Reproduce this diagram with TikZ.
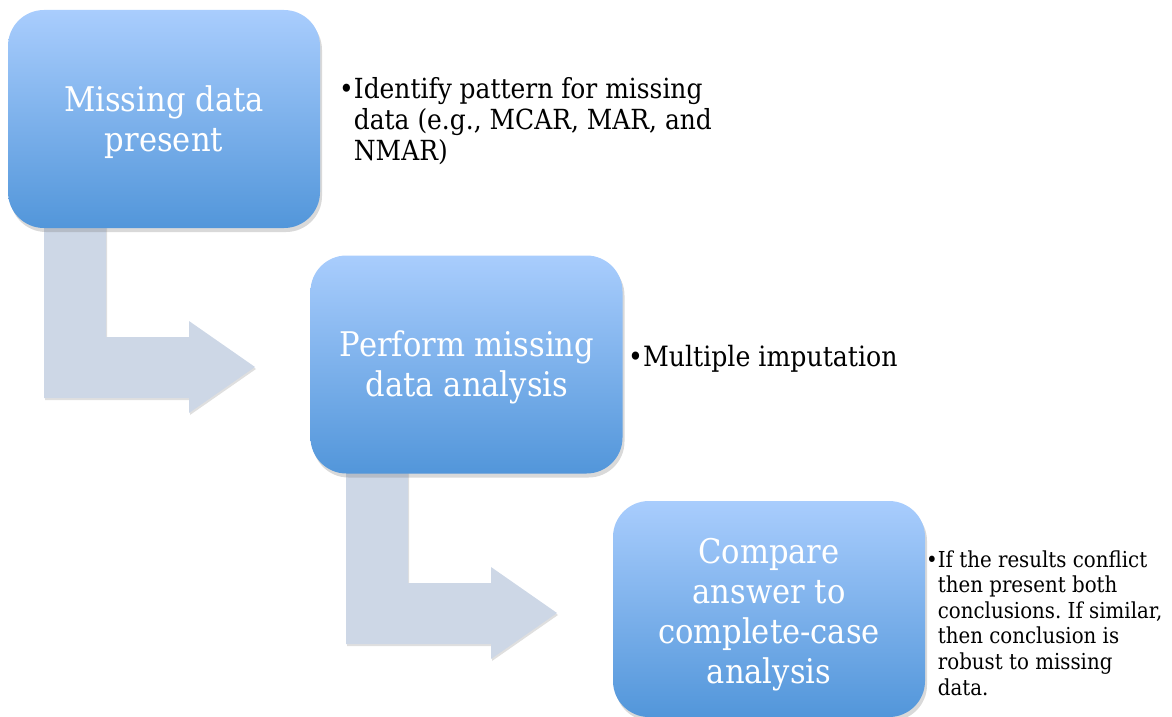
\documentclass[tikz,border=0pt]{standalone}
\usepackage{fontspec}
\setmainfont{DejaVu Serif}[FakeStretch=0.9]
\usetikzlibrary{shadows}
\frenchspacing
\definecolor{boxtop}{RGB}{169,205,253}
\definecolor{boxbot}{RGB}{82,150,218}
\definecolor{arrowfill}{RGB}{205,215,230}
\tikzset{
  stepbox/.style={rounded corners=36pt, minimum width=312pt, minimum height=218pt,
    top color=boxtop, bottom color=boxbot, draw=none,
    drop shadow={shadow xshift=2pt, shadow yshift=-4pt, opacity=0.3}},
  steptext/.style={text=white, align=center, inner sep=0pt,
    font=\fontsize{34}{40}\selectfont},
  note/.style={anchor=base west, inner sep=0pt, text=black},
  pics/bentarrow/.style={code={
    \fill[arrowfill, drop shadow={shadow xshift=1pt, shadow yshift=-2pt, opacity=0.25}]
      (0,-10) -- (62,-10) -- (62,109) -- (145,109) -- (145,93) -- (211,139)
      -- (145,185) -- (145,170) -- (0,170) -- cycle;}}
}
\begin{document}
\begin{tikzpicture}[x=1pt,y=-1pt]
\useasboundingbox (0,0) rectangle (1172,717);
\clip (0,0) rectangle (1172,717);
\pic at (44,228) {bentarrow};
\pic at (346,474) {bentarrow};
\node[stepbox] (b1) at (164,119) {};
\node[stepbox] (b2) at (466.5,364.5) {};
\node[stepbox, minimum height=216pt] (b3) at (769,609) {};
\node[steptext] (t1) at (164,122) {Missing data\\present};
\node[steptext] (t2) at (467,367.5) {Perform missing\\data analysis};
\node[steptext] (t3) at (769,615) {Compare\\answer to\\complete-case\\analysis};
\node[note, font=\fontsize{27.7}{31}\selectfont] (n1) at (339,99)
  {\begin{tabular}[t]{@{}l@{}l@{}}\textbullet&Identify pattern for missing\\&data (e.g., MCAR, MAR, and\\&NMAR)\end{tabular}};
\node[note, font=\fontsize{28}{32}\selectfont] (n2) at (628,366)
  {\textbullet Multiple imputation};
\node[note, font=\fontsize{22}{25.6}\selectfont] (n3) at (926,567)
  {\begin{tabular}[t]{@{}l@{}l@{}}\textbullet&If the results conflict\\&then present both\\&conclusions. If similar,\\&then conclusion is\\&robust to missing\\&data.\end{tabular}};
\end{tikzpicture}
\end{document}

** Work instructions **
Leave the images out, please, and restate each line word for word.

** Expected output **
Reproduce this diagram with TikZ.
\documentclass[tikz,border=0pt]{standalone}
\usepackage{fontspec}
\setmainfont{DejaVu Serif}[FakeStretch=0.9]
\usetikzlibrary{shadows}
\frenchspacing
\definecolor{boxtop}{RGB}{169,205,253}
\definecolor{boxbot}{RGB}{82,150,218}
\definecolor{arrowfill}{RGB}{205,215,230}
\tikzset{
  stepbox/.style={rounded corners=36pt, minimum width=312pt, minimum height=218pt,
    top color=boxtop, bottom color=boxbot, draw=none,
    drop shadow={shadow xshift=2pt, shadow yshift=-4pt, opacity=0.3}},
  steptext/.style={text=white, align=center, inner sep=0pt,
    font=\fontsize{34}{40}\selectfont},
  note/.style={anchor=base west, inner sep=0pt, text=black},
  pics/bentarrow/.style={code={
    \fill[arrowfill, drop shadow={shadow xshift=1pt, shadow yshift=-2pt, opacity=0.25}]
      (0,-10) -- (62,-10) -- (62,109) -- (145,109) -- (145,93) -- (211,139)
      -- (145,185) -- (145,170) -- (0,170) -- cycle;}}
}
\begin{document}
\begin{tikzpicture}[x=1pt,y=-1pt]
\useasboundingbox (0,0) rectangle (1172,717);
\clip (0,0) rectangle (1172,717);
\pic at (44,228) {bentarrow};
\pic at (346,474) {bentarrow};
\node[stepbox] (b1) at (164,119) {};
\node[stepbox] (b2) at (466.5,364.5) {};
\node[stepbox, minimum height=216pt] (b3) at (769,609) {};
\node[steptext] (t1) at (164,122) {Missing data\\present};
\node[steptext] (t2) at (467,367.5) {Perform missing\\data analysis};
\node[steptext] (t3) at (769,615) {Compare\\answer to\\complete-case\\analysis};
\node[note, font=\fontsize{27.7}{31}\selectfont] (n1) at (339,99)
  {\begin{tabular}[t]{@{}l@{}l@{}}\textbullet&Identify pattern for missing\\&data (e.g., MCAR, MAR, and\\&NMAR)\end{tabular}};
\node[note, font=\fontsize{28}{32}\selectfont] (n2) at (628,366)
  {\textbullet Multiple imputation};
\node[note, font=\fontsize{22}{25.6}\selectfont] (n3) at (926,567)
  {\begin{tabular}[t]{@{}l@{}l@{}}\textbullet&If the results conflict\\&then present both\\&conclusions. If similar,\\&then conclusion is\\&robust to missing\\&data.\end{tabular}};
\end{tikzpicture}
\end{document}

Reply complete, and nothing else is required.